Over the last ten years, the increased availability of documents in digital form has contributed significantly to the immense volume of knowledge and information available to computer users. The World Wide Web has become the largest digital library available, with more than one billion unique indexable web pages [12]. Yet, due to their dynamic nature, fast growth rate, and unstructured format, it is increasingly difficult to identify and retrieve valuable information from these documents. More importantly, the usefulness of an unstructured document is dependent upon the ease and efficiency with which the information is retrieved [3]. In this paper, we define an unstructured document as a "general" document that is without a specific format e.g., plain text. Whereas, a document divided into sections or paragraph tags is referred to as semi-structured e.g., a formatted text document or a web page.

In order to better manage information, techniques have been developed to analyze large collections of documents, independent of their format. The three most common approaches have focused on: information-extraction, information-categorization and information-retrieval. Although each approach is independent, they can be combined. For example, information-extraction examines the semantics of a document, whereas information-categorization considers the way the document is subdivided. Yet in some cases, techniques employed in information extraction are used to preprocess documents before categorizing them. Information retrieval techniques looked into ways to retrieve relevant information from the collection of documents efficiently and effectively. Very often, for optimization purposes, the collection of documents are categorized before applying the information retrieval techniques.

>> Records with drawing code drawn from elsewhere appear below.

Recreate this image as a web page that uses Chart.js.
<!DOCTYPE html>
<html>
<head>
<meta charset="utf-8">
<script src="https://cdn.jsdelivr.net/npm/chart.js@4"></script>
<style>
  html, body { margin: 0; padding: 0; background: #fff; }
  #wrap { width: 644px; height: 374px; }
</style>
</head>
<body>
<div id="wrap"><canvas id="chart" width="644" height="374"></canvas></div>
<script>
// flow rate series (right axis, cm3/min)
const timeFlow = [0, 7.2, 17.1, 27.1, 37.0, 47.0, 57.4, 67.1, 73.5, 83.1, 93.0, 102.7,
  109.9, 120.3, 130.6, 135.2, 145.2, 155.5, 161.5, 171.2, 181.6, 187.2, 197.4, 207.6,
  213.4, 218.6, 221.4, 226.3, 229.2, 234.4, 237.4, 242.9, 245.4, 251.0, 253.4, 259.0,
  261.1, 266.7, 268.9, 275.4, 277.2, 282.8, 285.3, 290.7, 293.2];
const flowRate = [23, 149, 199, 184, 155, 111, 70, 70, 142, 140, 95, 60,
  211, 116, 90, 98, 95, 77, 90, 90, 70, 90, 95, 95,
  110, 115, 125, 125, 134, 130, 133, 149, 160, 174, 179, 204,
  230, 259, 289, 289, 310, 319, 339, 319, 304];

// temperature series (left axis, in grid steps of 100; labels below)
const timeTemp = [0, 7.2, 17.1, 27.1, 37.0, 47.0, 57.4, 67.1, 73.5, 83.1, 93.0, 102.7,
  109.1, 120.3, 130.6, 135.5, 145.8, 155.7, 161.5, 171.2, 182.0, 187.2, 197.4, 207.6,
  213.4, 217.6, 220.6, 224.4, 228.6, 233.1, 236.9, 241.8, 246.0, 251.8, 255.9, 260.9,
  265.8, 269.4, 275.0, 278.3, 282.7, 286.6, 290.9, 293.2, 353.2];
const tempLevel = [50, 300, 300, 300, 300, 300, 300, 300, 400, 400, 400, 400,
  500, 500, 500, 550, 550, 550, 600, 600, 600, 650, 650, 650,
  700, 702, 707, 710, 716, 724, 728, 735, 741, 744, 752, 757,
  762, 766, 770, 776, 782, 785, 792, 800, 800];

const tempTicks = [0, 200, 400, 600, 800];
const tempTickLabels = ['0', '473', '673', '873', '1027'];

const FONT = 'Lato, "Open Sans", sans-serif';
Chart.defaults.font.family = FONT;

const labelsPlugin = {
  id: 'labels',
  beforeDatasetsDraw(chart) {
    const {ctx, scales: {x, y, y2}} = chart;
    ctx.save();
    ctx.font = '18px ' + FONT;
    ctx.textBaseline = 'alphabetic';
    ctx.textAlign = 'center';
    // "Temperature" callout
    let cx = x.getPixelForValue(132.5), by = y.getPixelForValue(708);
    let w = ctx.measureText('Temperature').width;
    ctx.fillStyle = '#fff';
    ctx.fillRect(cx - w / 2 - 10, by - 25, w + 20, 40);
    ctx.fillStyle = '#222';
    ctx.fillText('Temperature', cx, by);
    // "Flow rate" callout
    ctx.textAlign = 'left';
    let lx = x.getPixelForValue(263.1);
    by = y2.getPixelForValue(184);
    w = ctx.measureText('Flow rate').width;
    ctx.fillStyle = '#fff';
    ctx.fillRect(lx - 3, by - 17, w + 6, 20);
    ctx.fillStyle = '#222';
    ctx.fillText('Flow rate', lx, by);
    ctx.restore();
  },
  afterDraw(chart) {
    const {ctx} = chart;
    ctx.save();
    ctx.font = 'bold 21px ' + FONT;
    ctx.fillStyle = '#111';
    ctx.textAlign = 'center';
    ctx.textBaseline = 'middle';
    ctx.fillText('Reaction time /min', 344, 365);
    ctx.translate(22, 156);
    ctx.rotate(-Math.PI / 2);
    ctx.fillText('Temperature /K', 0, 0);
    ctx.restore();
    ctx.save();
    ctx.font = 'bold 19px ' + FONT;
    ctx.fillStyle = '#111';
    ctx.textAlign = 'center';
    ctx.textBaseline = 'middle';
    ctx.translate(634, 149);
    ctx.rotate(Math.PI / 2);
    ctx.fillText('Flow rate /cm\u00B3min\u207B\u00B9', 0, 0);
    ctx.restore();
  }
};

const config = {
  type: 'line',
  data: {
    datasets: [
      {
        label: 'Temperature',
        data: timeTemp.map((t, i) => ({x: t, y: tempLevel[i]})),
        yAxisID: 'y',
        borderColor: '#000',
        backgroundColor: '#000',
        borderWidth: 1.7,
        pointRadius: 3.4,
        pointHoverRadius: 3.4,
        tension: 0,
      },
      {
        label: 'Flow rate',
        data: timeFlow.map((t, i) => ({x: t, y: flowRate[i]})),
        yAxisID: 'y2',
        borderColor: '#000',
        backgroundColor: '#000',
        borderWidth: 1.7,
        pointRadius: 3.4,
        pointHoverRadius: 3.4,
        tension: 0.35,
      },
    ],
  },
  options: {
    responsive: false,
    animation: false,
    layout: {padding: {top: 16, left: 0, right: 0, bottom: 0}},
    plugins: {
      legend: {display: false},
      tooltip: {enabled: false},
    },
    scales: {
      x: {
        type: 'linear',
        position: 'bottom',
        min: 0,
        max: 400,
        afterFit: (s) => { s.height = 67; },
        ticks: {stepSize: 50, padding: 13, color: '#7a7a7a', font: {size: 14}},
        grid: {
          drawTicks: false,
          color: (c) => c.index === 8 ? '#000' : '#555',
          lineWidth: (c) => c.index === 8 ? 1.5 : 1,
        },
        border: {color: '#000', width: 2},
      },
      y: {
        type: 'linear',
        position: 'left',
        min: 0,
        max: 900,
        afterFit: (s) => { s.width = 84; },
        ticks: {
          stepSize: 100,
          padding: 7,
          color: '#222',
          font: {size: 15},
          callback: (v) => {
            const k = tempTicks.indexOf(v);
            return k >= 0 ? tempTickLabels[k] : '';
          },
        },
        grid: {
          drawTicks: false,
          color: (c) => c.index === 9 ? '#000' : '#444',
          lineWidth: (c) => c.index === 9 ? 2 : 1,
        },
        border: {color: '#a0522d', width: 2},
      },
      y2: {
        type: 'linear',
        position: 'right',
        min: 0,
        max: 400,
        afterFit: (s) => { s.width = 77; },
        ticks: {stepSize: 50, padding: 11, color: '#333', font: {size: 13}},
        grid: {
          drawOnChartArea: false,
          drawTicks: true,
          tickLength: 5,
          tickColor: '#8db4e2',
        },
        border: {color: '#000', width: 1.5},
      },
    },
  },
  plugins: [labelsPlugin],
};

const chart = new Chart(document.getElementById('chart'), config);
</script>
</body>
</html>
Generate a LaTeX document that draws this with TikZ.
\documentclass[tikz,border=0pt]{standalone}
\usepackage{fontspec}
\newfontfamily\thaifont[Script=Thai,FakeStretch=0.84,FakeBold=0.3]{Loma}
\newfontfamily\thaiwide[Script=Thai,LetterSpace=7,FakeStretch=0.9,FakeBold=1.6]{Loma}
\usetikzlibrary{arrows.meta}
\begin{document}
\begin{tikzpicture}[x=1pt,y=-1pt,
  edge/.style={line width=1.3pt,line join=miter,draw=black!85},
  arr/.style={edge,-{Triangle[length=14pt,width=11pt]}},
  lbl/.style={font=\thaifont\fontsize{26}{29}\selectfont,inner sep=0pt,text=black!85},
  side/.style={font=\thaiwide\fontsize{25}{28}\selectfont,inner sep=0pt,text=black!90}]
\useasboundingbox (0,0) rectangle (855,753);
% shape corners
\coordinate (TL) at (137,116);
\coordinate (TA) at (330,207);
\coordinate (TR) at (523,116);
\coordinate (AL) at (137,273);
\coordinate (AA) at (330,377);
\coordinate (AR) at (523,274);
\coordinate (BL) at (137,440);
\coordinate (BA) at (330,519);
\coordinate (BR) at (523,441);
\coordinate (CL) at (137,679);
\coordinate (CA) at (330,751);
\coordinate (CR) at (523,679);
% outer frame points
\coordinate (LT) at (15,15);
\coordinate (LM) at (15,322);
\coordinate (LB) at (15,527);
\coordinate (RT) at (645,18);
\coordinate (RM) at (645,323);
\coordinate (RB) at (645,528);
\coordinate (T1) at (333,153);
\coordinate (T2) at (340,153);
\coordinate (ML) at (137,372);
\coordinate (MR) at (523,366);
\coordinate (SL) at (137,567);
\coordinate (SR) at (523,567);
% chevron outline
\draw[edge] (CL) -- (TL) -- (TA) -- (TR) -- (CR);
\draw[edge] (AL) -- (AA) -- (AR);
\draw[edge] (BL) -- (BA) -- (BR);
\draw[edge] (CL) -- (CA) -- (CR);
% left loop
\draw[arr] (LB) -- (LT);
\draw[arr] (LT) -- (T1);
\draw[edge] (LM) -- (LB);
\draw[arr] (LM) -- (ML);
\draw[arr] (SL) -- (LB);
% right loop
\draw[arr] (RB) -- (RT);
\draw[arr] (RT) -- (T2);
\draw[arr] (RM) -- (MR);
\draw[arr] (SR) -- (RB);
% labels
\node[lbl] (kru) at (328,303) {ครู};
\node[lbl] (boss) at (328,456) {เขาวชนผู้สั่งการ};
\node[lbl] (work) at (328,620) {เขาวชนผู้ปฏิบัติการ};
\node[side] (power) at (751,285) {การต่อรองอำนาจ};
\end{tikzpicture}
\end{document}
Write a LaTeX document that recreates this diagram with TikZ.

A significant contribution to document management has come from the field of Cognitive Science. For example, technologies used in Natural Language Processing (NLP) are modeled on human cognition; how do humans interpret and understand the semantics in natural language. Together these concepts help form the basis for managing unstructured documents and will be discussed. Here we present the results of a literature survey on current research and the commercial applications of document management techniques are presented below. For greater detail, readers are directed to the reference section herein. It is our intent to give the reader an overview of the available techniques and tools, and their potential usage.

Information Extraction

Natural Language Processing (NLP)

To determine whether or not a document is pertinent to a particular retrieval process, information must be examined in context. This is often accomplished by the technique of NLP. Understanding natural language allows computers to facilitate human problem solving and decision making. Since humans often communicate in a linguistic form, computers that understand natural language can access this information. Natural language computer interfaces allow users to access complex systems intuitively. Syntactic Analysis, Semantic Extraction and Context Modeling are contributing factors in the efficiency and effectiveness of a NLP system. These concepts are defined in greater detail in the following sections.

Syntactic Analysis

Natural language syntax affects the meaning of words and sentences. The meaning of a word varies when syntax is arranged differently. For example, in the sentences that follow, the meaning of the word "woman" is changed by replacing a comma with a colon; “a woman, without her man, is nothing” and “a woman: without her, man is nothing” (

The Link Grammar Parser, developed at Carnegie Mellon University, is based on “link grammars”, an original theory of English syntax [22]. The parser assigns a valid syntactic structure to a given sentence by connecting a pair of words through a set of labeled links.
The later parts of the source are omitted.